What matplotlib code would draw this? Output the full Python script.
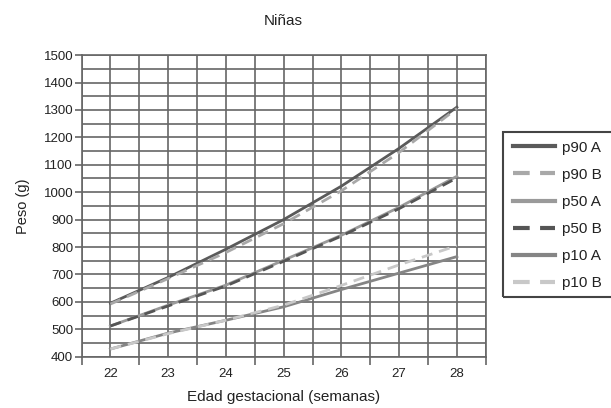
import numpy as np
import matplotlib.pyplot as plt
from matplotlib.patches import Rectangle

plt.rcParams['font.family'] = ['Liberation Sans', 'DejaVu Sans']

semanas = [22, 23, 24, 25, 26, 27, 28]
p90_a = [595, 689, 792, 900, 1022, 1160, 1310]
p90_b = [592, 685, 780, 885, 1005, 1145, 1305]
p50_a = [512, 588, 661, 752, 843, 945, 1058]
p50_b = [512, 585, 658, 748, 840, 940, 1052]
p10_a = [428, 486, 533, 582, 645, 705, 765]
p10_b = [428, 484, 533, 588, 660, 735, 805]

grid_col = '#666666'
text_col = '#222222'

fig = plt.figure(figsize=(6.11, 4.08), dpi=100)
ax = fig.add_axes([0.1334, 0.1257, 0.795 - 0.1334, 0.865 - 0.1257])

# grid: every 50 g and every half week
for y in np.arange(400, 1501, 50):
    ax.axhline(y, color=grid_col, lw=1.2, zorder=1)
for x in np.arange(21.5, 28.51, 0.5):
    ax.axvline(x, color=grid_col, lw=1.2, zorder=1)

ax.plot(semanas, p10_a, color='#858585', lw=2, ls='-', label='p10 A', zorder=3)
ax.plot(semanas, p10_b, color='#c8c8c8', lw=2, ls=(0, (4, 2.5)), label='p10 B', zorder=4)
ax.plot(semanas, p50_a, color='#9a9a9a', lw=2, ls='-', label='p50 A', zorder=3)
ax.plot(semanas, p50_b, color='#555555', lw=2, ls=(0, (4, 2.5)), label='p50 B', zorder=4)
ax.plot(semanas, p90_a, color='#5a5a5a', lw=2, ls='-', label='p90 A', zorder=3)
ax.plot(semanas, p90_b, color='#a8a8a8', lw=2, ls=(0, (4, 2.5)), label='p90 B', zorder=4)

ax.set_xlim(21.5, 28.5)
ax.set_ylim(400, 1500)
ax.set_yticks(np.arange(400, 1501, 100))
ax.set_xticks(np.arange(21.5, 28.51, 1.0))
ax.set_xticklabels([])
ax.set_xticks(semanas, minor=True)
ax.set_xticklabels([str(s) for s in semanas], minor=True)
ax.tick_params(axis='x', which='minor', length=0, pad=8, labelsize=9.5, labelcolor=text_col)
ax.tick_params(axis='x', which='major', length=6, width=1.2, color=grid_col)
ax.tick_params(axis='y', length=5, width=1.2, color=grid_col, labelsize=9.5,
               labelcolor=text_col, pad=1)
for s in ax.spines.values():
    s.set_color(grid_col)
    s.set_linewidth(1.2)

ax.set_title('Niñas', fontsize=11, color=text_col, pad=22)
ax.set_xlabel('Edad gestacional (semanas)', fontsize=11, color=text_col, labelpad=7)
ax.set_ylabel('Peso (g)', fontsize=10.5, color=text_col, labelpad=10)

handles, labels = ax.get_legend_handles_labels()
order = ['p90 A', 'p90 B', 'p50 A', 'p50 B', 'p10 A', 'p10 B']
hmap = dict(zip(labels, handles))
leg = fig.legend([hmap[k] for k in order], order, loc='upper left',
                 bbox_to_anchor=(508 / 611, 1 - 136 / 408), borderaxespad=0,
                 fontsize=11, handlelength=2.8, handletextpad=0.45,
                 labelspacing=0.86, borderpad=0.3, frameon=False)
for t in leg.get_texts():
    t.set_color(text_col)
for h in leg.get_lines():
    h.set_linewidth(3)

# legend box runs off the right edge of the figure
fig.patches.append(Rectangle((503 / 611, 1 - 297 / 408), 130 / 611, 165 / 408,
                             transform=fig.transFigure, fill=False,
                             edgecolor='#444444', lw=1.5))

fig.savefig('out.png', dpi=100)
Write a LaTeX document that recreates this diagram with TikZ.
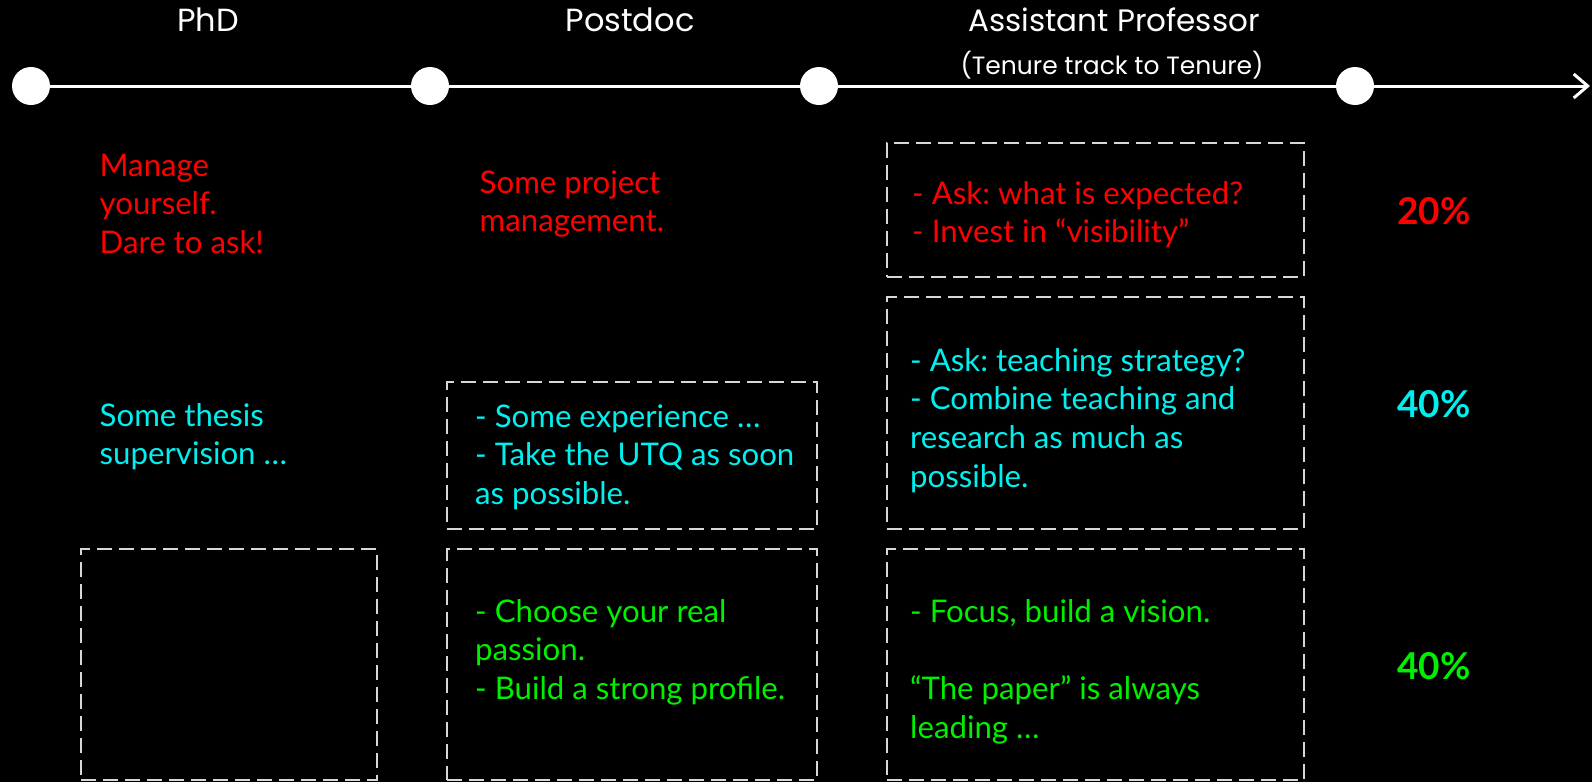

□ □ □

STATED PROBLEM:
Scan the lines for the string "this". Pick out every line that has it.

RESULT BELOW:
What matplotlib code would draw this? Output the full Python script.
Write a LaTeX document that recreates this diagram with TikZ.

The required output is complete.